▸ **Collected material**:
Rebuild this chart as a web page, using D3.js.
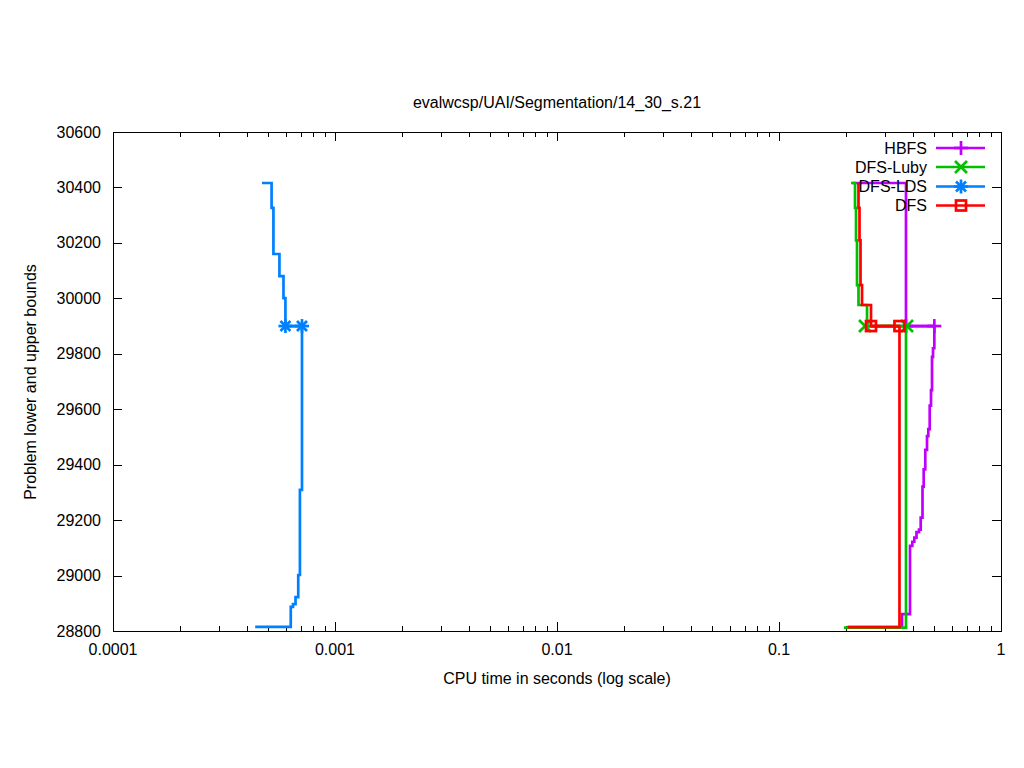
<!DOCTYPE html>
<html>
<head>
<meta charset="utf-8">
<script src="https://cdn.jsdelivr.net/npm/d3@7"></script>
<style>
html,body{margin:0;padding:0;background:#fff;}
text{font-family:"Liberation Sans",Arial,sans-serif;font-size:16px;fill:#000;}
</style>
</head>
<body>
<svg id="chart" width="1024" height="768"></svg>
<script>
// ---- data ----
const titleText = "evalwcsp/UAI/Segmentation/14_30_s.21";
const xLabelText = "CPU time in seconds (log scale)";
const yLabelText = "Problem lower and upper bounds";
const xTickValues = [0.0001, 0.001, 0.01, 0.1, 1];
const xTickLabels = ["0.0001", "0.001", "0.01", "0.1", "1"];
const yTickValues = [28800, 29000, 29200, 29400, 29600, 29800, 30000, 30200, 30400, 30600];
const seriesNames = ["HBFS", "DFS-Luby", "DFS-LDS", "DFS"];
const seriesColors = ["#c000ff", "#00c000", "#0080ff", "#ff0000"];
const seriesMarkers = ["plus", "cross", "star", "square"];

// HBFS
const hbfsUpperT = [0.2133, 0.3733, 0.5008];
const hbfsUpperV = [30416, 29900, 29900];
const hbfsLowerT = [0.2025, 0.3583, 0.3892, 0.3986, 0.4070, 0.4163, 0.4272, 0.4348, 0.4430, 0.4485, 0.4560, 0.4642, 0.4705, 0.4774, 0.4839, 0.4890, 0.4941, 0.5008];
const hbfsLowerV = [28814, 28861, 29107, 29122, 29137, 29157, 29166, 29209, 29321, 29383, 29453, 29503, 29528, 29613, 29669, 29789, 29820, 29900];
const hbfsMarkT = [0.3733, 0.5008];
// DFS-Luby
const lubyUpperT = [0.2111, 0.2200, 0.2223, 0.2246, 0.2281, 0.2492, 0.3772];
const lubyUpperV = [30416, 30326, 30209, 30048, 29976, 29900, 29900];
const lubyLowerT = [0.1963, 0.3733, 0.3772];
const lubyLowerV = [28812, 29900, 29900];
const lubyMarkT = [0.2441, 0.3772];
// DFS-LDS
const ldsUpperT = [0.000469, 0.000518, 0.000528, 0.000562, 0.000586, 0.000598, 0.000710];
const ldsUpperV = [30416, 30326, 30160, 30080, 30001, 29900, 29900];
const ldsLowerT = [0.000437, 0.000632, 0.000647, 0.000664, 0.000683, 0.000695, 0.000710];
const ldsLowerV = [28815, 28887, 28897, 28922, 29002, 29309, 29900];
const ldsMarkT = [0.000598, 0.000710];
// DFS
const dfsUpperT = [0.2246, 0.2281, 0.2305, 0.2329, 0.2366, 0.2597, 0.3489];
const dfsUpperV = [30412, 30326, 30209, 30048, 29976, 29900, 29900];
const dfsLowerT = [0.2046, 0.3489];
const dfsLowerV = [28814, 29900];
const dfsMarkT = [0.2597, 0.3489];
const optimumValue = 29900;

// ---- layout ----
const svg = d3.select("#chart");
const L = 113, R = 1001, T = 132, B = 631;
const x = d3.scaleLog().domain([0.0001, 1]).range([L, R]);
const y = d3.scaleLinear().domain([28800, 30600]).range([B, T]);

// title & labels
svg.append("text").attr("x", 557).attr("y", 108).attr("text-anchor", "middle").text(titleText);
svg.append("text").attr("x", 557).attr("y", 684).attr("text-anchor", "middle").text(xLabelText);
svg.append("text").attr("transform", "translate(36,382) rotate(-90)").attr("text-anchor", "middle").text(yLabelText);

// ticks
const tg = svg.append("g").attr("stroke", "#000").attr("stroke-width", 1);
yTickValues.forEach(v => {
  const yy = Math.round(y(v)) + 0.5;
  if (v !== 28800 && v !== 30600) {
    tg.append("line").attr("x1", L).attr("x2", L + 9).attr("y1", yy).attr("y2", yy);
    tg.append("line").attr("x1", R - 9).attr("x2", R).attr("y1", yy).attr("y2", yy);
  }
  svg.append("text").attr("x", 101).attr("y", y(v) + 5.5).attr("text-anchor", "end").text(v);
});
const minorTicks = [];
for (let d = -4; d < 0; d++) for (let m = 2; m <= 9; m++) minorTicks.push(m * Math.pow(10, d));
minorTicks.forEach(t => {
  const xx = Math.round(x(t)) + 0.5;
  tg.append("line").attr("x1", xx).attr("x2", xx).attr("y1", B).attr("y2", B - 5);
  tg.append("line").attr("x1", xx).attr("x2", xx).attr("y1", T).attr("y2", T + 5);
});
xTickValues.forEach((t, i) => {
  const xx = Math.round(x(t)) + 0.5;
  tg.append("line").attr("x1", xx).attr("x2", xx).attr("y1", B).attr("y2", B - 9);
  tg.append("line").attr("x1", xx).attr("x2", xx).attr("y1", T).attr("y2", T + 9);
  svg.append("text").attr("x", x(t)).attr("y", 655).attr("text-anchor", "middle").text(xTickLabels[i]);
});
svg.append("rect").attr("x", L + 0.5).attr("y", T + 0.5).attr("width", R - L).attr("height", B - T)
  .attr("fill", "none").attr("stroke", "#000").attr("stroke-width", 1);

// markers
function marker(g, kind, cx, cy, color) {
  const s = 7;
  const m = g.append("g").attr("stroke", color).attr("stroke-width", 2.7).attr("fill", "none");
  if (kind === "plus" || kind === "star") {
    m.append("line").attr("x1", cx - s).attr("x2", cx + s).attr("y1", cy).attr("y2", cy);
    m.append("line").attr("x1", cx).attr("x2", cx).attr("y1", cy - s).attr("y2", cy + s);
  }
  if (kind === "cross" || kind === "star") {
    const k = kind === "star" ? 5 : 6;
    m.append("line").attr("x1", cx - k).attr("x2", cx + k).attr("y1", cy - k).attr("y2", cy + k);
    m.append("line").attr("x1", cx - k).attr("x2", cx + k).attr("y1", cy + k).attr("y2", cy - k);
  }
  if (kind === "square") {
    m.append("rect").attr("x", cx - 5).attr("y", cy - 5).attr("width", 10).attr("height", 10);
  }
}

const line = d3.line().x(d => x(d[0])).y(d => y(d[1])).curve(d3.curveStepAfter);
const series = [
  [hbfsUpperT, hbfsUpperV, hbfsLowerT, hbfsLowerV, hbfsMarkT],
  [lubyUpperT, lubyUpperV, lubyLowerT, lubyLowerV, lubyMarkT],
  [ldsUpperT, ldsUpperV, ldsLowerT, ldsLowerV, ldsMarkT],
  [dfsUpperT, dfsUpperV, dfsLowerT, dfsLowerV, dfsMarkT]
];
const plotG = svg.append("g");
series.forEach((s, i) => {
  const c = seriesColors[i];
  const up = s[0].map((t, j) => [t, s[1][j]]);
  const lo = s[2].map((t, j) => [t, s[3][j]]);
  plotG.append("path").attr("d", line(up)).attr("fill", "none").attr("stroke", c).attr("stroke-width", 2.7);
  plotG.append("path").attr("d", line(lo)).attr("fill", "none").attr("stroke", c).attr("stroke-width", 2.7);
  plotG.append("path").attr("d", d3.line()([[x(s[4][0]), y(optimumValue)], [x(s[4][1]), y(optimumValue)]]))
    .attr("stroke", c).attr("stroke-width", 2.7);
  s[4].forEach(t => marker(plotG, seriesMarkers[i], x(t), y(optimumValue), c));
});

// legend
const legY = [148, 167, 186.5, 205.5];
seriesNames.forEach((n, i) => {
  const c = seriesColors[i];
  svg.append("line").attr("x1", 936).attr("x2", 985).attr("y1", legY[i]).attr("y2", legY[i])
    .attr("stroke", c).attr("stroke-width", 2.7);
  marker(svg, seriesMarkers[i], 961, legY[i], c);
  svg.append("text").attr("x", 927).attr("y", legY[i] + 5.5).attr("text-anchor", "end").text(n);
});
</script>
</body>
</html>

▸ **To be done**: Repeat the listing in full and exactly. Leave any pictures out.

▸ **Exercise solution**:
Rebuild this chart as a web page, using D3.js.
<!DOCTYPE html>
<html>
<head>
<meta charset="utf-8">
<script src="https://cdn.jsdelivr.net/npm/d3@7"></script>
<style>
html,body{margin:0;padding:0;background:#fff;}
text{font-family:"Liberation Sans",Arial,sans-serif;font-size:16px;fill:#000;}
</style>
</head>
<body>
<svg id="chart" width="1024" height="768"></svg>
<script>
// ---- data ----
const titleText = "evalwcsp/UAI/Segmentation/14_30_s.21";
const xLabelText = "CPU time in seconds (log scale)";
const yLabelText = "Problem lower and upper bounds";
const xTickValues = [0.0001, 0.001, 0.01, 0.1, 1];
const xTickLabels = ["0.0001", "0.001", "0.01", "0.1", "1"];
const yTickValues = [28800, 29000, 29200, 29400, 29600, 29800, 30000, 30200, 30400, 30600];
const seriesNames = ["HBFS", "DFS-Luby", "DFS-LDS", "DFS"];
const seriesColors = ["#c000ff", "#00c000", "#0080ff", "#ff0000"];
const seriesMarkers = ["plus", "cross", "star", "square"];

// HBFS
const hbfsUpperT = [0.2133, 0.3733, 0.5008];
const hbfsUpperV = [30416, 29900, 29900];
const hbfsLowerT = [0.2025, 0.3583, 0.3892, 0.3986, 0.4070, 0.4163, 0.4272, 0.4348, 0.4430, 0.4485, 0.4560, 0.4642, 0.4705, 0.4774, 0.4839, 0.4890, 0.4941, 0.5008];
const hbfsLowerV = [28814, 28861, 29107, 29122, 29137, 29157, 29166, 29209, 29321, 29383, 29453, 29503, 29528, 29613, 29669, 29789, 29820, 29900];
const hbfsMarkT = [0.3733, 0.5008];
// DFS-Luby
const lubyUpperT = [0.2111, 0.2200, 0.2223, 0.2246, 0.2281, 0.2492, 0.3772];
const lubyUpperV = [30416, 30326, 30209, 30048, 29976, 29900, 29900];
const lubyLowerT = [0.1963, 0.3733, 0.3772];
const lubyLowerV = [28812, 29900, 29900];
const lubyMarkT = [0.2441, 0.3772];
// DFS-LDS
const ldsUpperT = [0.000469, 0.000518, 0.000528, 0.000562, 0.000586, 0.000598, 0.000710];
const ldsUpperV = [30416, 30326, 30160, 30080, 30001, 29900, 29900];
const ldsLowerT = [0.000437, 0.000632, 0.000647, 0.000664, 0.000683, 0.000695, 0.000710];
const ldsLowerV = [28815, 28887, 28897, 28922, 29002, 29309, 29900];
const ldsMarkT = [0.000598, 0.000710];
// DFS
const dfsUpperT = [0.2246, 0.2281, 0.2305, 0.2329, 0.2366, 0.2597, 0.3489];
const dfsUpperV = [30412, 30326, 30209, 30048, 29976, 29900, 29900];
const dfsLowerT = [0.2046, 0.3489];
const dfsLowerV = [28814, 29900];
const dfsMarkT = [0.2597, 0.3489];
const optimumValue = 29900;

// ---- layout ----
const svg = d3.select("#chart");
const L = 113, R = 1001, T = 132, B = 631;
const x = d3.scaleLog().domain([0.0001, 1]).range([L, R]);
const y = d3.scaleLinear().domain([28800, 30600]).range([B, T]);

// title & labels
svg.append("text").attr("x", 557).attr("y", 108).attr("text-anchor", "middle").text(titleText);
svg.append("text").attr("x", 557).attr("y", 684).attr("text-anchor", "middle").text(xLabelText);
svg.append("text").attr("transform", "translate(36,382) rotate(-90)").attr("text-anchor", "middle").text(yLabelText);

// ticks
const tg = svg.append("g").attr("stroke", "#000").attr("stroke-width", 1);
yTickValues.forEach(v => {
  const yy = Math.round(y(v)) + 0.5;
  if (v !== 28800 && v !== 30600) {
    tg.append("line").attr("x1", L).attr("x2", L + 9).attr("y1", yy).attr("y2", yy);
    tg.append("line").attr("x1", R - 9).attr("x2", R).attr("y1", yy).attr("y2", yy);
  }
  svg.append("text").attr("x", 101).attr("y", y(v) + 5.5).attr("text-anchor", "end").text(v);
});
const minorTicks = [];
for (let d = -4; d < 0; d++) for (let m = 2; m <= 9; m++) minorTicks.push(m * Math.pow(10, d));
minorTicks.forEach(t => {
  const xx = Math.round(x(t)) + 0.5;
  tg.append("line").attr("x1", xx).attr("x2", xx).attr("y1", B).attr("y2", B - 5);
  tg.append("line").attr("x1", xx).attr("x2", xx).attr("y1", T).attr("y2", T + 5);
});
xTickValues.forEach((t, i) => {
  const xx = Math.round(x(t)) + 0.5;
  tg.append("line").attr("x1", xx).attr("x2", xx).attr("y1", B).attr("y2", B - 9);
  tg.append("line").attr("x1", xx).attr("x2", xx).attr("y1", T).attr("y2", T + 9);
  svg.append("text").attr("x", x(t)).attr("y", 655).attr("text-anchor", "middle").text(xTickLabels[i]);
});
svg.append("rect").attr("x", L + 0.5).attr("y", T + 0.5).attr("width", R - L).attr("height", B - T)
  .attr("fill", "none").attr("stroke", "#000").attr("stroke-width", 1);

// markers
function marker(g, kind, cx, cy, color) {
  const s = 7;
  const m = g.append("g").attr("stroke", color).attr("stroke-width", 2.7).attr("fill", "none");
  if (kind === "plus" || kind === "star") {
    m.append("line").attr("x1", cx - s).attr("x2", cx + s).attr("y1", cy).attr("y2", cy);
    m.append("line").attr("x1", cx).attr("x2", cx).attr("y1", cy - s).attr("y2", cy + s);
  }
  if (kind === "cross" || kind === "star") {
    const k = kind === "star" ? 5 : 6;
    m.append("line").attr("x1", cx - k).attr("x2", cx + k).attr("y1", cy - k).attr("y2", cy + k);
    m.append("line").attr("x1", cx - k).attr("x2", cx + k).attr("y1", cy + k).attr("y2", cy - k);
  }
  if (kind === "square") {
    m.append("rect").attr("x", cx - 5).attr("y", cy - 5).attr("width", 10).attr("height", 10);
  }
}

const line = d3.line().x(d => x(d[0])).y(d => y(d[1])).curve(d3.curveStepAfter);
const series = [
  [hbfsUpperT, hbfsUpperV, hbfsLowerT, hbfsLowerV, hbfsMarkT],
  [lubyUpperT, lubyUpperV, lubyLowerT, lubyLowerV, lubyMarkT],
  [ldsUpperT, ldsUpperV, ldsLowerT, ldsLowerV, ldsMarkT],
  [dfsUpperT, dfsUpperV, dfsLowerT, dfsLowerV, dfsMarkT]
];
const plotG = svg.append("g");
series.forEach((s, i) => {
  const c = seriesColors[i];
  const up = s[0].map((t, j) => [t, s[1][j]]);
  const lo = s[2].map((t, j) => [t, s[3][j]]);
  plotG.append("path").attr("d", line(up)).attr("fill", "none").attr("stroke", c).attr("stroke-width", 2.7);
  plotG.append("path").attr("d", line(lo)).attr("fill", "none").attr("stroke", c).attr("stroke-width", 2.7);
  plotG.append("path").attr("d", d3.line()([[x(s[4][0]), y(optimumValue)], [x(s[4][1]), y(optimumValue)]]))
    .attr("stroke", c).attr("stroke-width", 2.7);
  s[4].forEach(t => marker(plotG, seriesMarkers[i], x(t), y(optimumValue), c));
});

// legend
const legY = [148, 167, 186.5, 205.5];
seriesNames.forEach((n, i) => {
  const c = seriesColors[i];
  svg.append("line").attr("x1", 936).attr("x2", 985).attr("y1", legY[i]).attr("y2", legY[i])
    .attr("stroke", c).attr("stroke-width", 2.7);
  marker(svg, seriesMarkers[i], 961, legY[i], c);
  svg.append("text").attr("x", 927).attr("y", legY[i] + 5.5).attr("text-anchor", "end").text(n);
});
</script>
</body>
</html>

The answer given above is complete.